23 Mayıs 2008 Cuma

Eskiden reklamcıların pipisi varmış.


Yatırmış kadını kaplan postu gibi yere, koymuş ayağını üstüne, kimsenin gıkı çıkmamış. Bir kadın da hır gür çıkarmamış. Yiyorsa şimdi yap böyle ilan, alnından öpeyim. Büyük bir olasılıkla hayatının geri kalanını Manisa’da tabela yazarak geçirirsin. Ya da bir grup kadın çıkar, bir sürü klişe cümlelerle, beyin ölümü yaşatır. Brüksel lahanası kıvamına gelirsin.

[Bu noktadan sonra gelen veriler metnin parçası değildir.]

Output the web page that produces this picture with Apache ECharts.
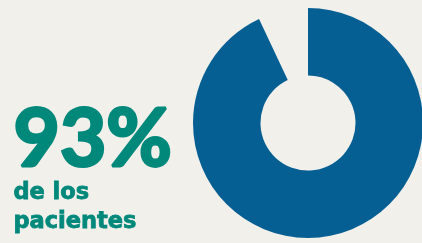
<!DOCTYPE html>
<html><head><meta charset="utf-8">
<script src="https://cdn.jsdelivr.net/npm/echarts@6/dist/echarts.min.js"></script>
<style>html,body{margin:0;padding:0;background:#f1f0eb;}#c{width:422px;height:243px;}</style>
</head><body><div id="c"></div>
<script>
const categories = ['de los pacientes', 'resto'];
const values = [93, 7];
const bigLabel = '93%';
const subLines = ['de los', 'pacientes'];

const chart = echarts.init(document.getElementById('c'), null, {renderer: 'canvas'});
chart.setOption({
  backgroundColor: '#f1f0eb',
  animation: false,
  series: [{
    type: 'pie',
    center: [308, 123],
    radius: [47.5, 115],
    startAngle: 90,
    clockwise: true,
    label: {show: false},
    labelLine: {show: false},
    silent: true,
    data: categories.map((c, i) => ({
      name: c, value: values[i],
      itemStyle: {color: i === 0 ? '#065f92' : 'rgba(0,0,0,0)'}
    }))
  }],
  graphic: [
    {type: 'text', left: 12, top: 99, style: {text: bigLabel, fill: '#00897b', stroke: '#00897b', lineWidth: 3, font: 'bold 80px Lato'}},
    {type: 'text', left: 13, top: 179, style: {text: subLines.join('\n'), fill: '#00897b', stroke: '#00897b', lineWidth: 0.8, font: 'bold 22.5px "DejaVu Sans"', lineHeight: 29}}
  ]
});
</script></body></html>
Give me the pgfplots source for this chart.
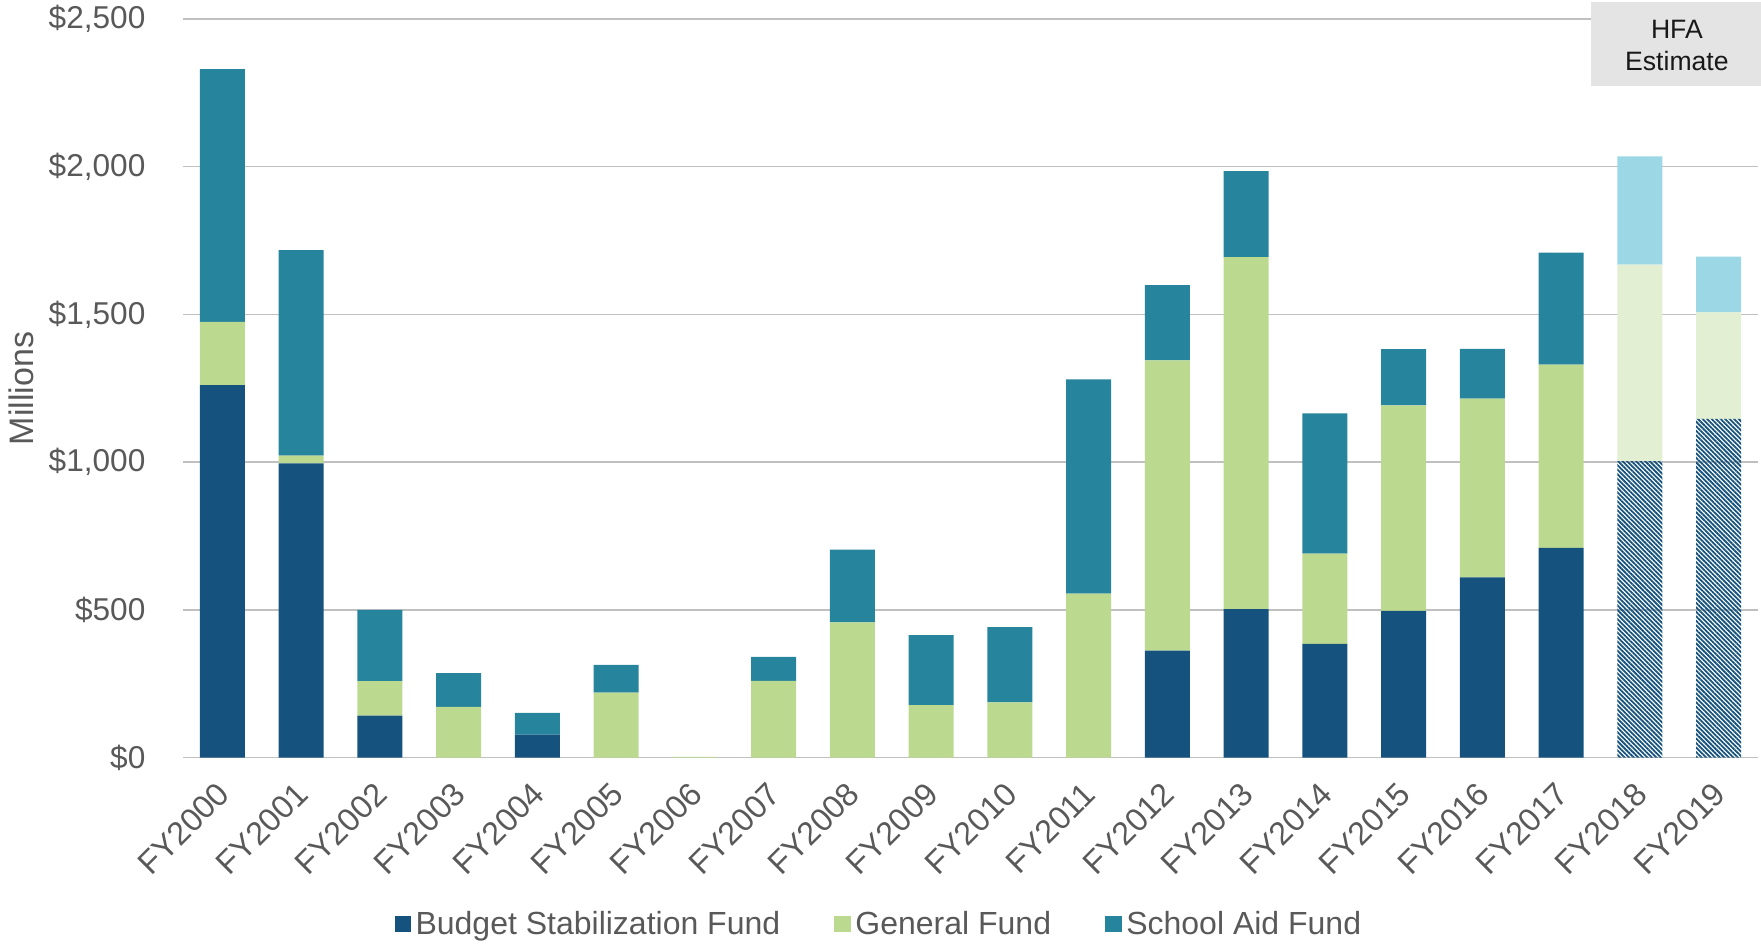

Brüksel lahanası deyince aklıma Pelin Batu geldi. Normalde kendisi aklıma bu kadar kolay gelmez. Geçenlerde televizyonda gördüm, oradan şey etti. Pelin, ne kadar sıkıcı bir insansın... Güzelsin, hoşsun, hani iyi bir insana da benziyorsun ama ben çok sıkılıyorum senden. Erkek arkadaşın da çok sıkılıyor mu acaba? Ya baban?
İnal Batu şeker gibi adam, akıllı, karizmatik, onun da canını sıkıyor musun?

Programda Reşat Çalışlar vardı hemen yanında. Enteresan şeyler söyleyen birine benziyor. Biraz çabaladı, denedi ama olmadı, olamazdı. Kurt Vonnegut gelse, onu bile kitlersin yemin ediyorum. Zavallı Reşat, pantalon içine sokulmuş gömleği ve beyaz atletiyle, çok çaresiz görünüyordu. Aynı Eflatun’un Republic’de yazdığı gibi, New York sokaklarında kaybettin adamı, Pelin.

2 yorum:

Adsız dedi ki...

aynen. ben de başka bir röportajını “sevgilisi kesin bunun üstüne kusuyordur, bu ne be” diyerek izlemiştim.

Zeynep dedi ki...

yine böyle artistik ilan şeyleriyle pelin batu konusunu harcamışsın, gerekli ihtimamı göstermemişsin.

kendisine karşı içimde kaynayan duyguları nasıl sakinleştireceğim bilemiyorum.
-sıtatüs koğ- diyen dillerine asit dökmek istiyorum.